State sees high voter turnout

Kansas sees high voter turnout, smooth elections, and two tight legislative races.

By

State News

November 7, 2024 - 2:09 PM

Kansas Secretary of State’s Office staff members perform a post-election audit Wednesday, Nov. 6, in Topeka. Photo by Anna Kaminski/Kansas Reflector

TOPEKA — As county officials across Kansas continue to submit final vote counts, the Kansas Secretary of State’s Office’s post mortem of the 2024 election indicated a smooth transition of power.

Preliminary estimates show more than 1.3 million people, or about 64% of registered Kansas voters, submitted ballots this election, according to Whitney Tempel, a spokeswoman for the office.

That number is expected to increase in the following days, she said Wednesday, but it hasn’t yet lived up to Secretary of State Scott Schwab’s pre-election prediction that 2024 would be a record-breaking year for voter turnout. Voter turnout in the 2020 election totaled 1.38 million votes.

Tempel said no major problems impacted voting or the tallying of votes.

“We had a good night,” she said.

The office conducts a post-election audit every year, during which a dozen staff members pull slips of paper from a glass bowl to randomly select an audit for one federal race, one state-level race and one local race in each Kansas county. It’s a process that only takes the office’s staff about 35 minutes, but it serves the purpose of ensuring a fair, accurate election. County election offices, which will verify that hand-counted tallies match electronically tabulated votes, have until Nov. 18 to complete their audits.

The state office announced recounts Wednesday afternoon for two legislative races separated by fewer than 1% of votes cast.

In a Senate district encompassing parts of Leavenworth and Wyandotte counties, incumbent Sen. Jeff Pittman, a Democrat, and Republican Jeff Klemp were separated by 57 votes, based on unofficial results. Klemp held the slim lead. Another Democratic incumbent, Rep. Nikki McDonald, held a lead by 95 votes over Republican challenger Kurtis Ruf in the race for a Johnson County House seat.

The Secretary of State’s Office hadn’t received any requests for wholesale recounts as of Wednesday afternoon. After the August 2022 primary election, the office recounted by hand ballots cast in nine counties, per the request of anti-abortion activists who made vague claims about election integrity.
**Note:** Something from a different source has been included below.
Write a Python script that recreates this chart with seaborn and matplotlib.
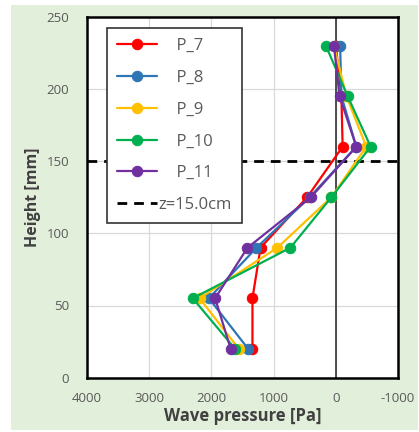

The recount request followed results showing Kansans overwhelmingly rejected a constitutional amendment to end abortions in Kansas, and it resulted in the margin of votes narrowing by 64 after 556,364 ballots were recounted.

“Not one outcome was overturned,” Schwab told reporters during a virtual briefing Tuesday.

This election cycle, Schwab got out ahead of false claims about election inaccuracy or interference, which were largely promoted by President-elect Donald Trump.

“If we haven’t proven it by now, there’s nothing more we can do,” he said. “I will say after that 2022 recount, our phones quit ringing. I mean, the proof was in the pudding.”

Preliminary results indicated sizable victories for Kansas Republicans. They showed Republicans preserving their supermajorities in both the Kansas House and Senate and enough conservative wins on the Kansas State Board of Education to shift power in their favor. An estimated 57% of Kansas voters cast their ballots in favor of Trump.